In an even bigger full-circle moment, Horn recalls, “I was an extra when I was a kid and I played a residential school kid, and I almost feel like that’s some weird f**ked up rite of passage as kids in the arts. In Canada, we had the Truth and Reconciliation Commission, and the conversation [about healing] has been happening for a lot longer than in the United States.” For Horn growing up, there were “a lot of films and documentaries about the residential school system up in Canada.”
But there’s been arguably less representation in the United States. “I’m proud of the kids who portrayed little Deer Lady and Koda,” Horn says of her younger counterparts in the episode. “And they had a lot of support, thankfully. I think it was more the adults,” she notes,”From what I’ve heard, they were more emotionally torn up when they were shooting all of that stuff.”
Until this episode, Deer Lady mostly delivered justice offscreen or it was merely implied, but in this episode, we see her exact revenge. At first, she’s hesitant when walking into the human wolf’s home, but she eventually does what she’s gone there to do, stabbing him to death. “The important thing about portraying this character for me was making her relatable and somebody that is as layered as we all are. And it was what happened to her as a little girl,” Horn says that helped bring those layers.
“There are times when I feel like that little girl, vulnerable and scared, but you have to pull up your socks and get on with your day sometimes. This has been [Deer Lady’s] goal, but suddenly she finds herself in the wolf’s den and it’s still terrifying because there are still parts of her that are still human,” Horn acknowledges.
While she says, “It’s cool to watch a person just be a badass slayer with no empathy, I personally prefer to watch somebody with depth that everybody could cheer for, even though she’s doing something f**ked up, you still find yourself cheering for her.”
Although she may have only appeared in three episodes of the series overall, Deer Lady certainly made an impact, so much so that fans have pushed for a spinoff, something that Horn is more than happy to explore. “I’d love to do a f**king spinoff, if not a spinoff, at least a movie or two movies. I don’t know. I feel like I’m not done playing her. There’s this crazy connection that I feel [to her].”

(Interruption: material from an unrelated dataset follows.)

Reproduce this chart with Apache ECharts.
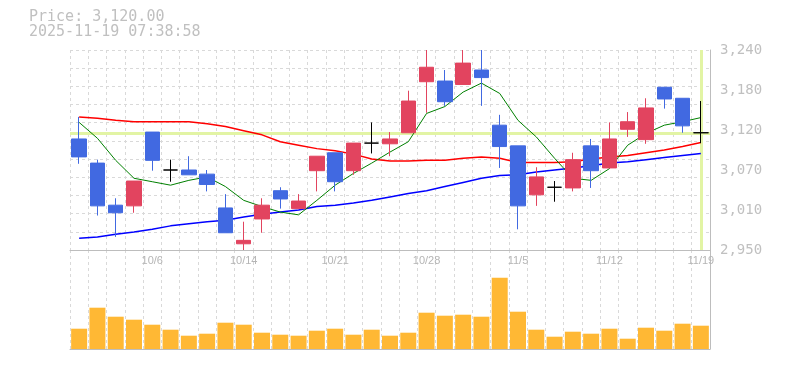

For Horn, who has played various supernatural characters ranging from vampires to ghosts, she says, “It was the first supernatural being that I got to play that was specifically Indigenous. She’s a very empowering being and I am really grateful. I hope that the spirit of Deer Lady is proud of how I’m portraying her.” Here’s to hoping Deer Lady might return, and if not, we know her impact will carry on.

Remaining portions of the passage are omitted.